Indigenous Reclamation: How to Reconnect to Your Ancestors | Part I – Language


 

 

 

 

 

What does respectful Indigenous reclamation look like?

 

“I’ve heard it said among many different Native cultures, from Hawai‘i to Oklahoma, that when a Native person makes an important decision, they seek to honor the seven generations that came before them, and they seek to bless the seven generations that will come after them. 

 

That means your grandparents multiple generations back were thinking of you during their lifetimes. And it means that you and I have a responsibility to honor them in our lifetimes. Claiming their place in your heritage does so in a way that is good and right.” - Megan Murdock Krischke

 

I’ve been on a reclamation journey, both biracial and Indigenous, my whole life, without knowing I was on it. I always felt in-between, ni de aqui - ni de alla, an outsider in the white community, and disconnected from my Mexican and Indigenous communities. 

 

I’ve been searching for a very long time for how to become whole, without understanding that I already am whole. It’s society, colonization, and a million other factors that have allowed the separation illusion to strengthen. 

 

The curiosity and determination paid off after many, many years. My continuous searching led me to realize a powerful full circle moment in reclamation from me in my thirties, to 9-year-old me standing in her Lion King shirt in the school library with Dewey Decimal card in hand.

 

That little girl was desperate to find books on the P’urépecha; my paternal family’s tribe in Mexico. Spoiler alert: I didn’t find any books about my Indigenous Mexican tribe in my white, Midwestern, public school library in the ’90s.

 

Little me with permed hair and a card catalog didn’t stand a chance.

 

As a biracial kid growing up in a white area with the white side of my family, I didn’t need to be told that I was different. No tv show, newscaster, teacher, doctor, librarian, friend, family member, police officer, neighbor, or politician looked like me.

 

I was taught by other kids that it was bad to be Mexican before I knew what it was to be Mexican. 

 

The reclamation process for biracial or BIPOC kids estranged is messy. It’s like the healing process (because it is a healing process): It’s not linear and never done.

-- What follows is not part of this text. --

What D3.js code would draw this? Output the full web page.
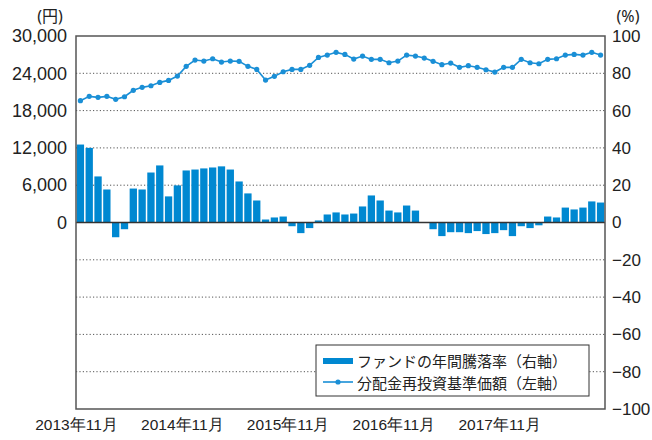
<!DOCTYPE html>
<html>
<head>
<meta charset="utf-8">
<script src="https://cdn.jsdelivr.net/npm/d3@7"></script>
<style>
  body { margin: 0; background: #fff; }
  svg { font-family: "Noto Sans", "Noto Sans CJK JP", sans-serif; }
</style>
</head>
<body>
<div id="chart"></div>
<script>
// monthly categories, Nov 2013 .. Oct 2018
const months = d3.timeMonth.range(new Date(2013, 10, 1), new Date(2018, 10, 1));

// ファンドの年間騰落率 (%), right axis
const fundReturn = [
  41.8, 40.0, 24.7, 17.7, -7.9, -3.6, 18.2, 17.7, 26.8, 30.6,
  14.0, 19.9, 27.9, 28.4, 29.0, 29.5, 30.1, 28.4, 22.0, 15.6,
  11.8, 1.6, 2.7, 3.2, -2.0, -5.7, -3.0, 1.1, 4.3, 5.4,
  4.3, 4.8, 8.6, 14.5, 11.8, 6.4, 5.4, 9.1, 6.4, -0.2,
  -3.6, -7.3, -5.2, -5.2, -5.7, -4.6, -6.2, -5.7, -4.1, -7.3,
  -2.0, -3.0, -1.5, 3.2, 2.7, 8.0, 7.0, 8.0, 11.3, 10.7
];

// 分配金再投資基準価額 (円), left axis
const navReinvested = [
  19590, 20290, 20130, 20290, 19810, 20230, 21260, 21740, 22000, 22540,
  22860, 23560, 25120, 26130, 25970, 26340, 25810, 25970, 25920, 25120,
  24630, 22910, 23510, 24250, 24630, 24630, 25280, 26560, 26930, 27370,
  27040, 26290, 26770, 26240, 26240, 25700, 25970, 26930, 26770, 26450,
  25920, 25380, 25650, 24960, 25220, 24960, 24570, 24200, 24960, 24960,
  26240, 25700, 25540, 26240, 26340, 26930, 27040, 26930, 27370, 26930
];

const leftTicks = [0, 6000, 12000, 18000, 24000, 30000];
const rightTicks = [-100, -80, -60, -40, -20, 0, 20, 40, 60, 80, 100];
const xTickIndex = [0, 12, 24, 36, 48];
const xTickLabels = ['2013年11月', '2014年11月', '2015年11月', '2016年11月', '2017年11月'];

const width = 652, height = 440;
const margin = { top: 36, right: 47, bottom: 31, left: 76 };
const innerW = width - margin.left - margin.right;
const innerH = height - margin.top - margin.bottom;

const barColor = '#0088d1';
const lineColor = '#1a8fd6';

const svg = d3.select('#chart')
  .append('svg')
  .attr('width', width)
  .attr('height', height);

const g = svg.append('g')
  .attr('transform', `translate(${margin.left},${margin.top})`);

// scales
const x = d3.scaleBand()
  .domain(d3.range(months.length))
  .range([0, innerW])
  .paddingInner(0.17)
  .paddingOuter(0.085);

const xTick = d3.scaleLinear()
  .domain([0, months.length])
  .range([0, innerW]);

const yRight = d3.scaleLinear().domain([-100, 100]).range([innerH, 0]);
const yLeft = d3.scaleLinear().domain([-30000, 30000]).range([innerH, 0]);

// dotted grid
g.append('g')
  .selectAll('line')
  .data(rightTicks.filter(d => d !== 0 && Math.abs(d) !== 100))
  .join('line')
  .attr('x1', 0)
  .attr('x2', innerW)
  .attr('y1', d => yRight(d))
  .attr('y2', d => yRight(d))
  .attr('stroke', '#555')
  .attr('stroke-width', 1)
  .attr('stroke-dasharray', '1.2,2.2');

// bars
g.append('g')
  .selectAll('rect')
  .data(fundReturn)
  .join('rect')
  .attr('x', (d, i) => x(i))
  .attr('width', x.bandwidth())
  .attr('y', d => yRight(Math.max(0, d)))
  .attr('height', d => Math.abs(yRight(d) - yRight(0)))
  .attr('fill', barColor);

// zero line
g.append('line')
  .attr('x1', 0)
  .attr('x2', innerW)
  .attr('y1', yRight(0))
  .attr('y2', yRight(0))
  .attr('stroke', '#333')
  .attr('stroke-width', 1.5);

// NAV line
const line = d3.line()
  .x((d, i) => x(i) + x.bandwidth() / 2)
  .y(d => yLeft(d));

g.append('path')
  .datum(navReinvested)
  .attr('fill', 'none')
  .attr('stroke', lineColor)
  .attr('stroke-width', 1.6)
  .attr('d', line);

g.append('g')
  .selectAll('circle')
  .data(navReinvested)
  .join('circle')
  .attr('cx', (d, i) => x(i) + x.bandwidth() / 2)
  .attr('cy', d => yLeft(d))
  .attr('r', 2.6)
  .attr('fill', lineColor);

// frame
g.append('rect')
  .attr('width', innerW)
  .attr('height', innerH)
  .attr('fill', 'none')
  .attr('stroke', '#555')
  .attr('stroke-width', 1.5);

// axes
const leftAxis = g.append('g')
  .attr('transform', 'translate(-9,0)')
  .call(d3.axisLeft(yLeft).tickValues(leftTicks).tickSize(0).tickFormat(d3.format(',')));
leftAxis.select('.domain').remove();
leftAxis.selectAll('text')
  .attr('x', 0)
  .attr('fill', '#222')
  .style('font-size', '18px');

const rightAxis = g.append('g')
  .attr('transform', `translate(${innerW + 7},0)`)
  .call(d3.axisRight(yRight).tickValues(rightTicks).tickSize(0));
rightAxis.select('.domain').remove();
rightAxis.selectAll('text')
  .attr('x', 0)
  .attr('fill', '#222')
  .style('font-size', '17px');

const bottomAxis = g.append('g')
  .attr('transform', `translate(0,${innerH + 7})`)
  .call(d3.axisBottom(xTick).tickValues(xTickIndex).tickSize(0)
    .tickFormat((d, i) => xTickLabels[i]));
bottomAxis.select('.domain').remove();
bottomAxis.selectAll('text')
  .attr('fill', '#222')
  .style('font-size', '15.5px');

// unit labels
svg.append('text')
  .attr('x', 50).attr('y', 22)
  .attr('text-anchor', 'middle')
  .attr('fill', '#222')
  .style('font-size', '16px')
  .text('(円)');

svg.append('text')
  .attr('x', 628).attr('y', 22)
  .attr('text-anchor', 'middle')
  .attr('fill', '#222')
  .style('font-size', '16px')
  .text('(%)');

// legend
const legend = svg.append('g').attr('transform', 'translate(316,345)');
legend.append('rect')
  .attr('width', 273)
  .attr('height', 51)
  .attr('fill', '#fff')
  .attr('stroke', '#333')
  .attr('stroke-width', 1);

legend.append('rect')
  .attr('x', 7).attr('y', 13)
  .attr('width', 30).attr('height', 6)
  .attr('fill', barColor);
legend.append('text')
  .attr('x', 41).attr('y', 22)
  .attr('fill', '#222')
  .style('font-size', '15px')
  .text('ファンドの年間騰落率（右軸）');

legend.append('line')
  .attr('x1', 7).attr('x2', 37)
  .attr('y1', 37).attr('y2', 37)
  .attr('stroke', lineColor)
  .attr('stroke-width', 1.6);
legend.append('circle')
  .attr('cx', 22).attr('cy', 37)
  .attr('r', 2.6)
  .attr('fill', lineColor);
legend.append('text')
  .attr('x', 41).attr('y', 44)
  .attr('fill', '#222')
  .style('font-size', '15px')
  .text('分配金再投資基準価額（左軸）');
</script>
</body>
</html>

Reclamation and connection can be messy

In my 20’s I reconnected with my paternal family. We visited Tzintzuntzan, the former capital in Michoacán (inspired by Disney’s Coco). I met relatives and family friends - people that looked like me.

 

I was able to hold my grandmother’s hands, in her home, and a few tears rolled down my cheeks. I couldn’t speak the language well enough to convey how much the moment meant to me. She was full P’urhepecha and the experiences she held in her body of our heritage and people I will only be able to read about and experience secondhand. 

 

It was trippy, relieving, and confusing. I spoke the language like a foreigner and everyone asked me where I was from. Just like people do in Minnesota. I belonged, but I didn’t belong.

 

I still felt disconnected. I didn’t know how to feel or if I was allowed.

 

But, I continued to piece together my reclamation over the years. I learned it doesn’t look one way. Also, it’s your birthright, you belong, and you are worthy.

 

Our language and culture are endangered. The more generations of children and grandchildren that can gather information, learn, and infuse that back into the community, and educate others outside the community, the more chances of survival into the next generations. 

 

I felt the pull every now and then to keep searching on my own, without much luck. One day, I found Instagram groups amplifying our voices where there were none even five years ago. Amidst that conversation, I saw language classes offered by a respected elder, Tata Huichu. He literally wrote the translation book from P’urépecha to Spanish.

 

It’s the end of February, and my first week of P’urépecha is complete. Taught in Spanish, with 30 other Mexican/Americans wanting to know, maintain, and reclaim their heritage.

 

For those reclaiming, I see you. Find your Why. Keep going.

My Why is for all the other kids out there with Dewey Decimal cards, searching for themselves (but, like, the modern-day version without a card catalog). And the next seven generations after them.